Details on Open Information Extraction: For this task we used the existing OpenIE6 system that uses iterative grid labelling and coordination analysis⁴. Before that, we performed co-reference solution, which clusters and replaces mentions in a text that refer to the same entity. An example of two sentences like “Christian learned a lot about knowledge graphs. He now reads blogs about it often” would be replaced by “Christian learned a lot about knowledge graphs. >Christian< now reads blogs about >knowledge graphs<.” OpenIE transforms single sentences into triples (subject - predicate - object) to be processed later.

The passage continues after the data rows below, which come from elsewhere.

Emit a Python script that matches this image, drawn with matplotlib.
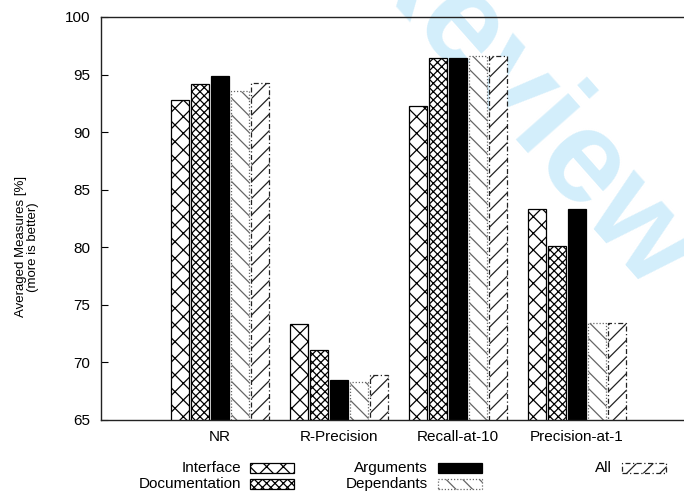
import numpy as np
import matplotlib.pyplot as plt
from matplotlib.patches import Rectangle

plt.rcParams["font.family"] = ["Liberation Sans", "DejaVu Sans"]
plt.rcParams["hatch.linewidth"] = 0.9

metrics = ["NR", "R-Precision", "Recall-at-10", "Precision-at-1"]
series = ["Interface", "Documentation", "Arguments", "Dependants", "All"]
interface = [92.8, 73.3, 92.3, 83.3]
documentation = [94.2, 71.1, 96.4, 80.1]
arguments = [94.9, 68.5, 96.4, 83.3]
dependants = [93.6, 68.3, 96.6, 73.4]
all_features = [94.3, 68.9, 96.6, 73.4]
yticks = [65, 70, 75, 80, 85, 90, 95, 100]

values = [interface, documentation, arguments, dependants, all_features]
# gnuplot-like fill patterns, one per series
styles = [
    dict(facecolor="white", edgecolor="black", hatch="xx", linestyle="-"),
    dict(facecolor="white", edgecolor="black", hatch="xxxx", linestyle="-"),
    dict(facecolor="black", edgecolor="black", hatch=None, linestyle="-"),
    dict(facecolor="white", edgecolor="#666666", hatch="\\\\", linestyle=(0, (1, 1.5))),
    dict(facecolor="white", edgecolor="#222222", hatch="//", linestyle=(0, (4, 2, 1, 2))),
]

fig = plt.figure(figsize=(6.84, 4.94), dpi=100)
ax = fig.add_axes([0.1477, 0.1498, 0.8698, 0.8158])
ax.set_facecolor("none")

# faint watermark, drawn underneath the axes
fig.text(0.762, 0.785, "Review", fontsize=95, fontweight="bold", color="#d3eefb",
         rotation=-48.5, ha="center", va="center", zorder=-1)

x = np.arange(1, len(metrics) + 1)
step = 0.168
width = 0.156
for i, (vals, st) in enumerate(zip(values, styles)):
    ax.bar(x + (i - 2) * step, vals, width=width, bottom=0, linewidth=0.9, zorder=2, **st)

ax.set_xlim(0, 5)
ax.set_ylim(65, 100)
ax.set_xticks(x)
ax.set_xticklabels(metrics, fontsize=11)
ax.set_yticks(yticks)
ax.set_yticklabels([str(t) for t in yticks], fontsize=11)
ax.tick_params(axis="y", direction="in", length=5, width=0.8, pad=8)
ax.tick_params(axis="x", length=0, pad=7)
for sp in ax.spines.values():
    sp.set_linewidth(1.0)
    sp.set_color("#222222")

ax.set_ylabel("Averaged Measures [%]\n(more is better)", fontsize=9.5, linespacing=1.0)
ax.yaxis.set_label_coords(-0.105, 0.43)

# key laid out in three columns under the axes, label to the left of its swatch
key_x = [0.366, 0.640, 0.909]
key_y = [0.052, 0.020]
for i, (name, st) in enumerate(zip(series, styles)):
    col, row = divmod(i, 2)
    sx = key_x[col]
    sy = key_y[row]
    fig.text(sx - 0.014, sy, name, fontsize=11, ha="right", va="center")
    fig.patches.append(Rectangle((sx, sy - 0.01), 0.064, 0.02, transform=fig.transFigure,
                                 figure=fig, linewidth=0.9, **st))

fig.savefig("out.png", dpi=100)
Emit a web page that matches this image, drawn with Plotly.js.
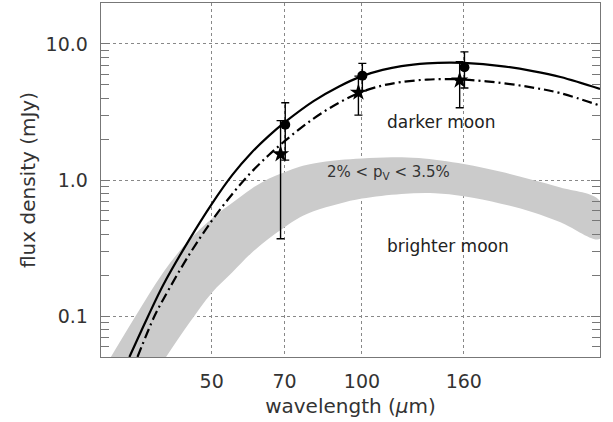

We used filter heuristics to reduce the number of non-relevant triples, such as “One - can skip - truth”. Unfiltered, these were roughly 3 million triples. After preprocessing, we landed around 500.000 triples.

Details on Knowledge Graph Embeddings: Constructing/learning embeddings of entities and relations in a knowledge graph is a versatile method to represent that knowledge and perform machine learning or other tasks on said data. In detail, we used and tried out multiple embeddings such as TransE, HolE, ConvE as well as CESI can be used to canonicalize knowledge graphs using embeddings and additional side-information.

Details on Canonicalization: The goal is to reduce multiple non-standard representations of entities or relations into a more standard one. An example could be my name being represented as an entity “Christian Warmuth”, “C. Warmuth”, or “Christian W.” across the knowledge graph. Through embeddings, we represent this information in a high-dimensional space. If we then cluster said space and take representatives per cluster to replace all cluster entities, we would end up in our example with a representative representation of my name, such as “C. Warmuth”. CESI, for instance, uses Hierarchical Agglomerative Clustering (HAC), which has an exponential runtime complexity O(n^2) which is not feasible for our case of ~500k triples. Therefore, we used DBSCAN, a classic density-based clustering algorithm that does not need a predefined number of clusters.

Result of the canonicalization:

Input	~ 500k noun phrases
	~ 62k relation phrases
	~ 370k unique tripes
Output	~ 350k noun phrases (diff: ~150k, -30%)
	~ 13k relation phrases (diff: ~45k, -79%)
	~ 345k unique triples (diff: ~25k, -7%)

Evaluation: Generally, it is not easy to evaluate the quality of a knowledge graph, especially as we are missing ground truth labeling. The knowledge graph can be qualitatively assessed when evaluating individual triples and their truthfulness. We can, for example, fact-check whether the triple “Pablo Picasso - painted - Guernica” is a valid fact.

The cluster quality can be evaluated manually by assessing individual clusters and their entities/relations. As this is not quantitative, we created “ground truth labeling” to objectively assess the quality of our knowledge graph. Based on our ground-truth labeling, we performed a set of queries against the knowledge graph. By doing so, we could also compare different configurations of embeddings/canonicalization & their influence.

An example query was to ask whether the triple “Picasso - painted - Guernica” or any related but similar form is present in the knowledge graph. Our results find that our best results were achieved with CESI using HolE as embedding trained with ~100-dimensional embeddings (and using pre-trained GloVE embeddings for vector representations of words). For this setting, 80% of our predefined queries were correct in our knowledge graph.

Summary: Overall, the project was an excellent opportunity to work with a non-public dataset and immerse in the challenges of knowledge graph construction and the downstream work with knowledge graphs. While qualitative evaluation of our results without ground-truth data is difficult, we achieved good results with our knowledge graph based on historical documents.